Copy out the material below in full, but not its images.
════════
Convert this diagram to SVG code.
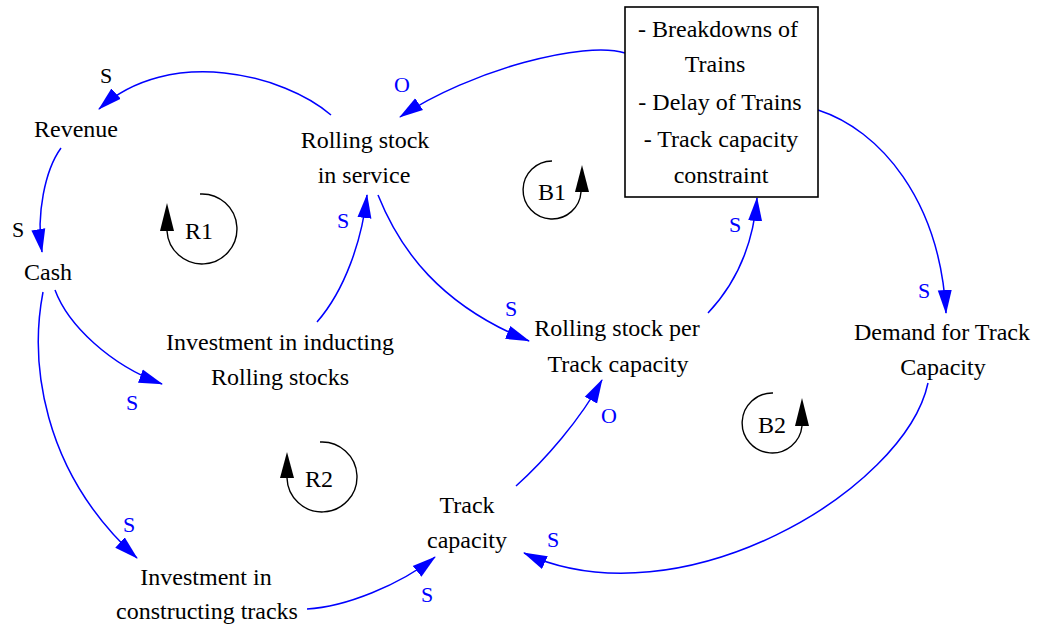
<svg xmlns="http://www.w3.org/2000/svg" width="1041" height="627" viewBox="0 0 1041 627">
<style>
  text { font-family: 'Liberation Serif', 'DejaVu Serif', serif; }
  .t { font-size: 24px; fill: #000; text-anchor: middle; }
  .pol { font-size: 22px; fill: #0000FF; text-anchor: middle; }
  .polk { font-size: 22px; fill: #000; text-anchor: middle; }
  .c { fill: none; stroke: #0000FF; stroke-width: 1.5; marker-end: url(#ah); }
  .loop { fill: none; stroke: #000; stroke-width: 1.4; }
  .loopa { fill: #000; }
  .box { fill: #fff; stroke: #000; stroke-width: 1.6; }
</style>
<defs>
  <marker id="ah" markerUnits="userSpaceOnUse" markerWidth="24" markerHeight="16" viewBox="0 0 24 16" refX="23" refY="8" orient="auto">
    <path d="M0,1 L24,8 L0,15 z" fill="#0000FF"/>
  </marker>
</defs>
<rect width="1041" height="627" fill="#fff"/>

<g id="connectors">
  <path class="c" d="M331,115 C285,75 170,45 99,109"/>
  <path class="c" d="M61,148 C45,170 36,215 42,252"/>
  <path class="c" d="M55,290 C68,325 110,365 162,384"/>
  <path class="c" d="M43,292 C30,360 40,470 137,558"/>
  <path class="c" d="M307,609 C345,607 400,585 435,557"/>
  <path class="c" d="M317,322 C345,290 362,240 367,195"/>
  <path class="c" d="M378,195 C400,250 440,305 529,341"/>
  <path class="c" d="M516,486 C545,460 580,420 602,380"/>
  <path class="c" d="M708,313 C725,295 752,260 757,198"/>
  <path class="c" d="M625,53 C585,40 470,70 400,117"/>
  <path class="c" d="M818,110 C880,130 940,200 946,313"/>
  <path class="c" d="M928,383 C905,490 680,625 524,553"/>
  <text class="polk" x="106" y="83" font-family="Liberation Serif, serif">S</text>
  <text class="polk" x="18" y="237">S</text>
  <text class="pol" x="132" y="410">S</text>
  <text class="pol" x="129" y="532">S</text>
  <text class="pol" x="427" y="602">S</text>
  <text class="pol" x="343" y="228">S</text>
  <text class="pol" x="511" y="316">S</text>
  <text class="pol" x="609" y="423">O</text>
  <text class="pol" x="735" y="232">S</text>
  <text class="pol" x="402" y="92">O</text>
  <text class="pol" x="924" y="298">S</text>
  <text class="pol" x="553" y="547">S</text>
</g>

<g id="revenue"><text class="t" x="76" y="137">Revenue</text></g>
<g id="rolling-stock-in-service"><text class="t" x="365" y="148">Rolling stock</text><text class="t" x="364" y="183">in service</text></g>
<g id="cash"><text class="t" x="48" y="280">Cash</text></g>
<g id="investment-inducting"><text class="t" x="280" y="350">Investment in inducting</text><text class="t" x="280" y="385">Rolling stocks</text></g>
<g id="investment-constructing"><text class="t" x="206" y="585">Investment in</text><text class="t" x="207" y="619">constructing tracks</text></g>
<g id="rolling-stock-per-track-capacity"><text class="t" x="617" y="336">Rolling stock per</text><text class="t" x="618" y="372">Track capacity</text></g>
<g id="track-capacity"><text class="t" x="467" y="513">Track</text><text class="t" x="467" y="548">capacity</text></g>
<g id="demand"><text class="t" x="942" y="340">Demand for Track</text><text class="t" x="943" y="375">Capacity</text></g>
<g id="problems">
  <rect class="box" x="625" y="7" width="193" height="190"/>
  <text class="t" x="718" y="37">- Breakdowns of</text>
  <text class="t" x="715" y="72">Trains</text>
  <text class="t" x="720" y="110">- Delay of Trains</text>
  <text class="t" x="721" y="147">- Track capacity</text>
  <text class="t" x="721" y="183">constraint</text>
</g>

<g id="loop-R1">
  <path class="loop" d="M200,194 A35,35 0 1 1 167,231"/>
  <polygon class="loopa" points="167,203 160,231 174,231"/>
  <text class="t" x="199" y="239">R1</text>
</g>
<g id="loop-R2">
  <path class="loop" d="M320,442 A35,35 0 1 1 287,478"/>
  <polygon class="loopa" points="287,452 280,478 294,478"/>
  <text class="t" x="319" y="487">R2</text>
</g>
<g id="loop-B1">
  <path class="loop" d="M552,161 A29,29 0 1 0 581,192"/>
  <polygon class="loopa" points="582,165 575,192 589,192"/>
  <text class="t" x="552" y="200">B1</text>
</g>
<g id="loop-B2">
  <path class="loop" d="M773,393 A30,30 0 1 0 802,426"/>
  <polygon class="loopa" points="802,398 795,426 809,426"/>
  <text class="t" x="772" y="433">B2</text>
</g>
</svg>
════════
▸ In response:
Convert this diagram to SVG code.
<svg xmlns="http://www.w3.org/2000/svg" width="1041" height="627" viewBox="0 0 1041 627">
<style>
  text { font-family: 'Liberation Serif', 'DejaVu Serif', serif; }
  .t { font-size: 24px; fill: #000; text-anchor: middle; }
  .pol { font-size: 22px; fill: #0000FF; text-anchor: middle; }
  .polk { font-size: 22px; fill: #000; text-anchor: middle; }
  .c { fill: none; stroke: #0000FF; stroke-width: 1.5; marker-end: url(#ah); }
  .loop { fill: none; stroke: #000; stroke-width: 1.4; }
  .loopa { fill: #000; }
  .box { fill: #fff; stroke: #000; stroke-width: 1.6; }
</style>
<defs>
  <marker id="ah" markerUnits="userSpaceOnUse" markerWidth="24" markerHeight="16" viewBox="0 0 24 16" refX="23" refY="8" orient="auto">
    <path d="M0,1 L24,8 L0,15 z" fill="#0000FF"/>
  </marker>
</defs>
<rect width="1041" height="627" fill="#fff"/>

<g id="connectors">
  <path class="c" d="M331,115 C285,75 170,45 99,109"/>
  <path class="c" d="M61,148 C45,170 36,215 42,252"/>
  <path class="c" d="M55,290 C68,325 110,365 162,384"/>
  <path class="c" d="M43,292 C30,360 40,470 137,558"/>
  <path class="c" d="M307,609 C345,607 400,585 435,557"/>
  <path class="c" d="M317,322 C345,290 362,240 367,195"/>
  <path class="c" d="M378,195 C400,250 440,305 529,341"/>
  <path class="c" d="M516,486 C545,460 580,420 602,380"/>
  <path class="c" d="M708,313 C725,295 752,260 757,198"/>
  <path class="c" d="M625,53 C585,40 470,70 400,117"/>
  <path class="c" d="M818,110 C880,130 940,200 946,313"/>
  <path class="c" d="M928,383 C905,490 680,625 524,553"/>
  <text class="polk" x="106" y="83" font-family="Liberation Serif, serif">S</text>
  <text class="polk" x="18" y="237">S</text>
  <text class="pol" x="132" y="410">S</text>
  <text class="pol" x="129" y="532">S</text>
  <text class="pol" x="427" y="602">S</text>
  <text class="pol" x="343" y="228">S</text>
  <text class="pol" x="511" y="316">S</text>
  <text class="pol" x="609" y="423">O</text>
  <text class="pol" x="735" y="232">S</text>
  <text class="pol" x="402" y="92">O</text>
  <text class="pol" x="924" y="298">S</text>
  <text class="pol" x="553" y="547">S</text>
</g>

<g id="revenue"><text class="t" x="76" y="137">Revenue</text></g>
<g id="rolling-stock-in-service"><text class="t" x="365" y="148">Rolling stock</text><text class="t" x="364" y="183">in service</text></g>
<g id="cash"><text class="t" x="48" y="280">Cash</text></g>
<g id="investment-inducting"><text class="t" x="280" y="350">Investment in inducting</text><text class="t" x="280" y="385">Rolling stocks</text></g>
<g id="investment-constructing"><text class="t" x="206" y="585">Investment in</text><text class="t" x="207" y="619">constructing tracks</text></g>
<g id="rolling-stock-per-track-capacity"><text class="t" x="617" y="336">Rolling stock per</text><text class="t" x="618" y="372">Track capacity</text></g>
<g id="track-capacity"><text class="t" x="467" y="513">Track</text><text class="t" x="467" y="548">capacity</text></g>
<g id="demand"><text class="t" x="942" y="340">Demand for Track</text><text class="t" x="943" y="375">Capacity</text></g>
<g id="problems">
  <rect class="box" x="625" y="7" width="193" height="190"/>
  <text class="t" x="718" y="37">- Breakdowns of</text>
  <text class="t" x="715" y="72">Trains</text>
  <text class="t" x="720" y="110">- Delay of Trains</text>
  <text class="t" x="721" y="147">- Track capacity</text>
  <text class="t" x="721" y="183">constraint</text>
</g>

<g id="loop-R1">
  <path class="loop" d="M200,194 A35,35 0 1 1 167,231"/>
  <polygon class="loopa" points="167,203 160,231 174,231"/>
  <text class="t" x="199" y="239">R1</text>
</g>
<g id="loop-R2">
  <path class="loop" d="M320,442 A35,35 0 1 1 287,478"/>
  <polygon class="loopa" points="287,452 280,478 294,478"/>
  <text class="t" x="319" y="487">R2</text>
</g>
<g id="loop-B1">
  <path class="loop" d="M552,161 A29,29 0 1 0 581,192"/>
  <polygon class="loopa" points="582,165 575,192 589,192"/>
  <text class="t" x="552" y="200">B1</text>
</g>
<g id="loop-B2">
  <path class="loop" d="M773,393 A30,30 0 1 0 802,426"/>
  <polygon class="loopa" points="802,398 795,426 809,426"/>
  <text class="t" x="772" y="433">B2</text>
</g>
</svg>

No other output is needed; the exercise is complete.